Kevin Hill: "I’m on record that the old plan is water under the bridge. Staff invested a great amount of effort on this. I’d say we’re getting close but there’s rough edges we need to work out. But as far as a choice plan, I think we’re going to end up with this, maybe in a different iteration, maybe."
The assignment plan has been almost a year in the making. It’s a choice plan that, within certain controls, allows parents to choose their kids’ schools. It ends mandatory assignments as well as the use of socio-economic diversity.
The plan started out as a proposal offered up in January by the Wake Education Partnership, a non-partisan education think tank associated with the Raleigh Chamber of Commerce. But it’s now Superintendent Tony Tata’s baby. And he says the political upheaval isn’t going to derail it.
Tony Tata: "And I’m confident that this is the right plan for Wake County now, and I’m confident that we have bi-partisan support for this plan."
But what Tata and the Board members heard during the one and only public hearing was anything but confidence. They heard words like “secretive” and rushed”.
And while the rhetoric was tame in contrast to other board meetings, it still caused some parents, like Jody Gross, to pound the podium in frustration.
Jody Gross: "It concerns me that you all are pushing through with a plan without letting anybody help you look at it or even observe it before you’re going to pass it and affect lives of 146,000 kids in this county."

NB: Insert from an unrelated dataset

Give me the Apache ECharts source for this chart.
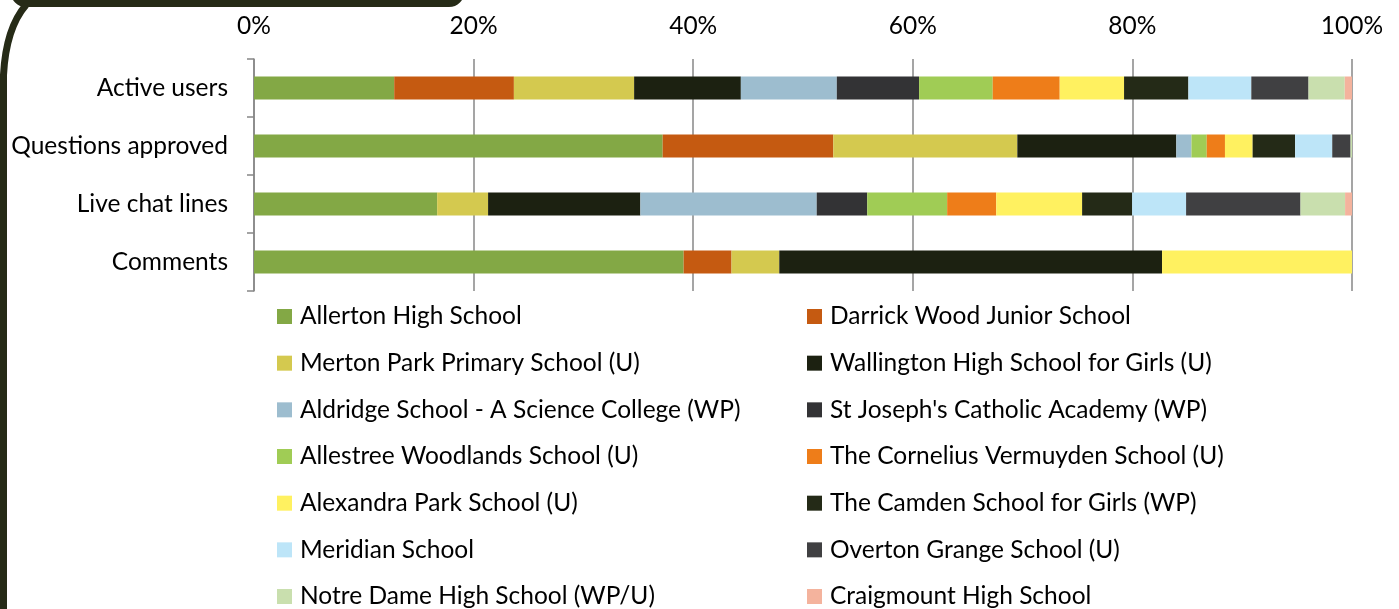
<!DOCTYPE html>
<html>
<head>
<meta charset="utf-8">
<script src="https://cdn.jsdelivr.net/npm/echarts@6/dist/echarts.min.js"></script>
<style>
html,body{margin:0;padding:0;background:#fff;}
#chart{width:1399px;height:609px;}
</style>
</head>
<body>
<div id="chart"></div>
<script>
// ---- data ----
var categories = ['Active users', 'Questions approved', 'Live chat lines', 'Comments'];
var schools = [
  'Allerton High School', 'Darrick Wood Junior School',
  'Merton Park Primary School (U)', 'Wallington High School for Girls (U)',
  'Aldridge School - A Science College (WP)', "St Joseph's Catholic Academy (WP)",
  'Allestree Woodlands School (U)', 'The Cornelius Vermuyden School (U)',
  'Alexandra Park School (U)', 'The Camden School for Girls (WP)',
  'Meridian School', 'Overton Grange School (U)',
  'Notre Dame High School (WP/U)', 'Craigmount High School'
];
// share (%) of each school, in the order of "schools"
var activeUsers       = [12.77, 10.90, 10.95, 9.72, 8.74, 7.49, 6.71, 6.10, 5.86, 5.86, 5.73, 5.21, 3.30, 0.66];
var questionsApproved = [37.22, 15.54, 16.76, 14.48, 1.38, 0, 1.39, 1.66, 2.52, 3.87, 3.38, 1.67, 0.13, 0];
var liveChatLines     = [16.68, 0, 4.64, 13.87, 16.06, 4.60, 7.28, 4.47, 7.82, 4.55, 4.92, 10.42, 4.06, 0.63];
var comments          = [39.13, 4.36, 4.35, 34.86, 0, 0, 0, 0, 17.30, 0, 0, 0, 0, 0];
var tickValues = [0, 20, 40, 60, 80, 100];

// ---- styles ----
var palette = ['#83A845', '#C55A11', '#D4C94F', '#1C2111', '#9DBDCF', '#333335', '#A0CC55',
               '#EE7D19', '#FFF160', '#242A17', '#BDE5F8', '#404042', '#C9DFAE', '#F4B39D'];
var FONT = 'Lato';
var FS = 24.5;

var metricRows = [activeUsers, questionsApproved, liveChatLines, comments];

var series = schools.map(function (name, i) {
  return {
    name: name,
    type: 'bar',
    stack: 'total',
    barWidth: 23,
    itemStyle: { color: palette[i] },
    emphasis: { disabled: true },
    data: metricRows.map(function (row) { return row[i]; })
  };
});

// legend: two columns (even / odd entries), one legend block per entry
var ROW_PITCH = 46.67;
var LEG_TOP = 304;
var COL_LEFT = [277, 807];

var legends = schools.map(function (name, i) {
  return {
    orient: 'horizontal',
    padding: 0,
    icon: 'rect',
    itemWidth: 15,
    itemHeight: 15,
    selectedMode: false,
    left: COL_LEFT[i % 2],
    top: LEG_TOP + Math.floor(i / 2) * ROW_PITCH,
    data: [name],
    textStyle: { fontFamily: FONT, fontSize: FS, color: '#000', padding: [0, 0, 0, 3] }
  };
});

var chart = echarts.init(document.getElementById('chart'), null, { renderer: 'canvas' });
chart.setOption({
  animation: false,
  color: palette,
  textStyle: { fontFamily: FONT },
  grid: { left: 254, right: 47, top: 59, height: 232, containLabel: false },
  xAxis: {
    type: 'value',
    position: 'top',
    min: tickValues[0],
    max: tickValues[tickValues.length - 1],
    interval: tickValues[1] - tickValues[0],
    axisLine: { show: false },
    axisTick: { show: false },
    axisLabel: { formatter: '{value}%', fontFamily: FONT, fontSize: FS, color: '#000', margin: 20 },
    splitLine: { show: true, lineStyle: { color: '#878787', width: 1.5 } }
  },
  yAxis: {
    type: 'category',
    inverse: true,
    data: categories,
    axisLine: { show: true, lineStyle: { color: '#878787', width: 1.5 } },
    axisTick: { show: true, length: 7, lineStyle: { color: '#878787', width: 1.5 } },
    axisLabel: { fontFamily: FONT, fontSize: FS, color: '#000', margin: 26 }
  },
  legend: legends,
  graphic: [
    {
      type: 'rect',
      shape: { x: 14, y: -60, width: 447, height: 63.5, r: 12 },
      style: { fill: 'none', stroke: '#262B17', lineWidth: 7 },
      silent: true
    },
    {
      type: 'bezierCurve',
      shape: { x1: 26, y1: 5, cpx1: 6, cpy1: 28, x2: 3.5, y2: 75 },
      style: { fill: 'none', stroke: '#262B17', lineWidth: 7 },
      silent: true
    },
    {
      type: 'line',
      shape: { x1: 3.5, y1: 74, x2: 3.5, y2: 620 },
      style: { stroke: '#262B17', lineWidth: 7 },
      silent: true
    }
  ],
  series: series
});
</script>
</body>
</html>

Sitting behind Gross, in the front row of the auditorium, were the three newly elected Board members, Christine Kushner, Susan Evans, and Jim Martin. Martin believes the choice plan needs better safeguards against creating low-performing schools.
Jim Martin: "Before I could approve or disapprove a plan – I don’t oppose or support yet – but before I can support I need to know what are we going to do to those bottom 20 selective schools to make them selectable schools."
It appears, right now, that Martin and his democratic colleagues and board-members in waiting will not weigh in before the plan becomes policy. Republican chair Ron Margiotta is adamant that a final vote will happen Tuesday – three weeks before the Hill-Loosurdo runoff, and one month before the new board is sworn in.